==== GIVEN INFORMATION ====

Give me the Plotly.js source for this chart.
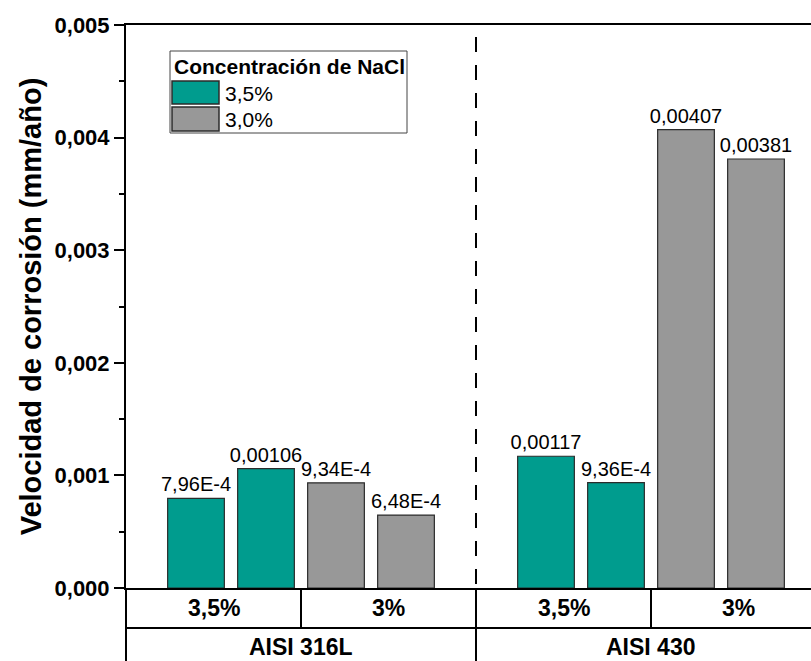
<!DOCTYPE html>
<html>
<head>
<meta charset="utf-8">
<script src="https://cdn.plot.ly/plotly-3.0.1.min.js"></script>
<style>
  html, body { margin: 0; padding: 0; overflow: hidden; background: #fff; }
  #chart { width: 840px; height: 661px; }
</style>
</head>
<body>
<div id="chart"></div>
<script>
// ---- data ----
const alloys = ['AISI 316L', 'AISI 430'];
const concentrations = ['3,5%', '3%'];
const legendNames = ['3,5%', '3,0%'];
const legendTitle = 'Concentración de NaCl';
const yTitle = 'Velocidad de corrosión (mm/año)';

// corrosion rate (mm/año), two samples per alloy, order: 316L, 316L, 430, 430
const rate35 = [0.000796, 0.00106, 0.00117, 0.000936];
const labels35 = ['7,96E-4', '0,00106', '0,00117', '9,36E-4'];
const rate30 = [0.000934, 0.000648, 0.00407, 0.00381];
const labels30 = ['9,34E-4', '6,48E-4', '0,00407', '0,00381'];

// ---- layout helpers ----
const FONT = 'Liberation Sans, Arial, Helvetica, sans-serif';
const TEAL = '#009c8e';
const GRAY = '#989898';
const L = 126, T = 25, PW = 700, PH = 563;
const XMAX = 10;
const px = x => x / XMAX;                 // data x -> paper x
const pxX = pix => (pix - L) / PW;        // pixel x -> paper x
const pyY = pix => (T + PH - pix) / PH;   // pixel y -> paper y

// slot positions: alloy a, concentration c, sample r
function slot(a, c, r) { return 1 + a * 5 + c * 2 + r; }
const x35 = [], x30 = [];
for (let a = 0; a < alloys.length; a++) {
  for (let r = 0; r < 2; r++) { x35.push(slot(a, 0, r)); x30.push(slot(a, 1, r)); }
}

const barCommon = {
  type: 'bar', width: 0.81, textposition: 'outside', cliponaxis: false,
  constraintext: 'none', showlegend: false, hoverinfo: 'y',
  textfont: { family: FONT, size: 20, color: '#000' }
};
const traces = [
  Object.assign({}, barCommon, {
    name: legendNames[0], x: x35, y: rate35, text: labels35,
    marker: { color: TEAL, line: { color: '#2b2b2b', width: 1.2 } }
  }),
  Object.assign({}, barCommon, {
    name: legendNames[1], x: x30, y: rate30, text: labels30,
    marker: { color: GRAY, line: { color: '#2b2b2b', width: 1.2 } }
  })
];

const shapes = [];
const line = (x0, y0, x1, y1, extra) => Object.assign({
  type: 'line', xref: 'paper', yref: 'paper', x0, y0, x1, y1,
  line: { color: '#000', width: 2 }, layer: 'above'
}, extra || {});

// dashed divider between alloys
shapes.push(line(px(5), pyY(37), px(5), 0, { line: { color: '#000', width: 2, dash: '15px,13px' } }));
// category table below the axis
const rowBottom = pyY(628);
shapes.push(line(pxX(125), rowBottom, 1, rowBottom));
shapes.push(line(0, 0, 0, pyY(670), { x0: pxX(126), x1: pxX(126) }));
shapes.push(line(px(5), 0, px(5), pyY(670)));
shapes.push(line(px(2.5), 0, px(2.5), rowBottom));
shapes.push(line(px(7.5), 0, px(7.5), rowBottom));

// manual legend
shapes.push({ type: 'rect', xref: 'paper', yref: 'paper',
  x0: pxX(170), x1: pxX(407), y0: pyY(51), y1: pyY(133),
  line: { color: '#444', width: 1 }, fillcolor: 'rgba(255,255,255,0)', layer: 'above' });
shapes.push({ type: 'rect', xref: 'paper', yref: 'paper',
  x0: pxX(172), x1: pxX(219), y0: pyY(81), y1: pyY(104),
  line: { color: '#2b2b2b', width: 1.5 }, fillcolor: TEAL, layer: 'above' });
shapes.push({ type: 'rect', xref: 'paper', yref: 'paper',
  x0: pxX(172), x1: pxX(219), y0: pyY(107), y1: pyY(131),
  line: { color: '#2b2b2b', width: 1.5 }, fillcolor: GRAY, layer: 'above' });

const annotations = [];
annotations.push({ xref: 'paper', yref: 'paper', x: pxX(172), y: pyY(67), xanchor: 'left', yanchor: 'middle',
  text: legendTitle, showarrow: false, font: { family: FONT, size: 21, color: '#000', weight: 'bold' } });
annotations.push({ xref: 'paper', yref: 'paper', x: pxX(223), y: pyY(93), xanchor: 'left', yanchor: 'middle',
  text: legendNames[0], showarrow: false, font: { family: FONT, size: 21, color: '#000' } });
annotations.push({ xref: 'paper', yref: 'paper', x: pxX(223), y: pyY(120), xanchor: 'left', yanchor: 'middle',
  text: legendNames[1], showarrow: false, font: { family: FONT, size: 21, color: '#000' } });

for (let a = 0; a < alloys.length; a++) {
  for (let c = 0; c < concentrations.length; c++) {
    annotations.push({ xref: 'paper', yref: 'paper', x: px(a * 5 + c * 2.5 + 1.25), y: pyY(608),
      xanchor: 'center', yanchor: 'middle', showarrow: false, text: concentrations[c],
      font: { family: FONT, size: 23, color: '#000', weight: 'bold' } });
  }
  annotations.push({ xref: 'paper', yref: 'paper', x: px(a * 5 + 2.5), y: pyY(647),
    xanchor: 'center', yanchor: 'middle', showarrow: false, text: alloys[a],
    font: { family: FONT, size: 23, color: '#000', weight: 'bold' } });
}

const layout = {
  width: 840, height: 661,
  margin: { l: L, r: 840 - L - PW, t: T, b: 661 - T - PH, pad: 0 },
  paper_bgcolor: '#fff', plot_bgcolor: '#fff',
  separators: ',.',
  barmode: 'overlay',
  xaxis: {
    range: [0, XMAX], showline: true, linewidth: 2, linecolor: '#000', mirror: true,
    showticklabels: false, ticks: '', showgrid: false, zeroline: false, fixedrange: true
  },
  yaxis: {
    range: [0, 0.005], tickmode: 'linear', tick0: 0, dtick: 0.001, tickformat: '.3f',
    showline: true, linewidth: 2, linecolor: '#000', mirror: false,
    ticks: 'outside', ticklen: 10, tickwidth: 2, tickcolor: '#000',
    minor: { dtick: 0.0005, ticks: 'outside', ticklen: 5, tickwidth: 2, tickcolor: '#000', showgrid: false },
    showgrid: false, zeroline: false, fixedrange: true,
    tickfont: { family: FONT, size: 22, color: '#000', weight: 'bold' },
    title: { text: yTitle, standoff: 4, font: { family: FONT, size: 29, color: '#000', weight: 'bold' } }
  },
  shapes, annotations
};

Plotly.newPlot('chart', traces, layout, { displayModeBar: false, staticPlot: true });
</script>
</body>
</html>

====

PROBLEM STATEMENT: Up to and including the line containing "const yTitle = 'Velocidad", repeat every line from the start of the data, but none of the pictures.

REPLY TO THE EXERCISE:
Give me the Plotly.js source for this chart.
<!DOCTYPE html>
<html>
<head>
<meta charset="utf-8">
<script src="https://cdn.plot.ly/plotly-3.0.1.min.js"></script>
<style>
  html, body { margin: 0; padding: 0; overflow: hidden; background: #fff; }
  #chart { width: 840px; height: 661px; }
</style>
</head>
<body>
<div id="chart"></div>
<script>
// ---- data ----
const alloys = ['AISI 316L', 'AISI 430'];
const concentrations = ['3,5%', '3%'];
const legendNames = ['3,5%', '3,0%'];
const legendTitle = 'Concentración de NaCl';
const yTitle = 'Velocidad de corrosión (mm/año)';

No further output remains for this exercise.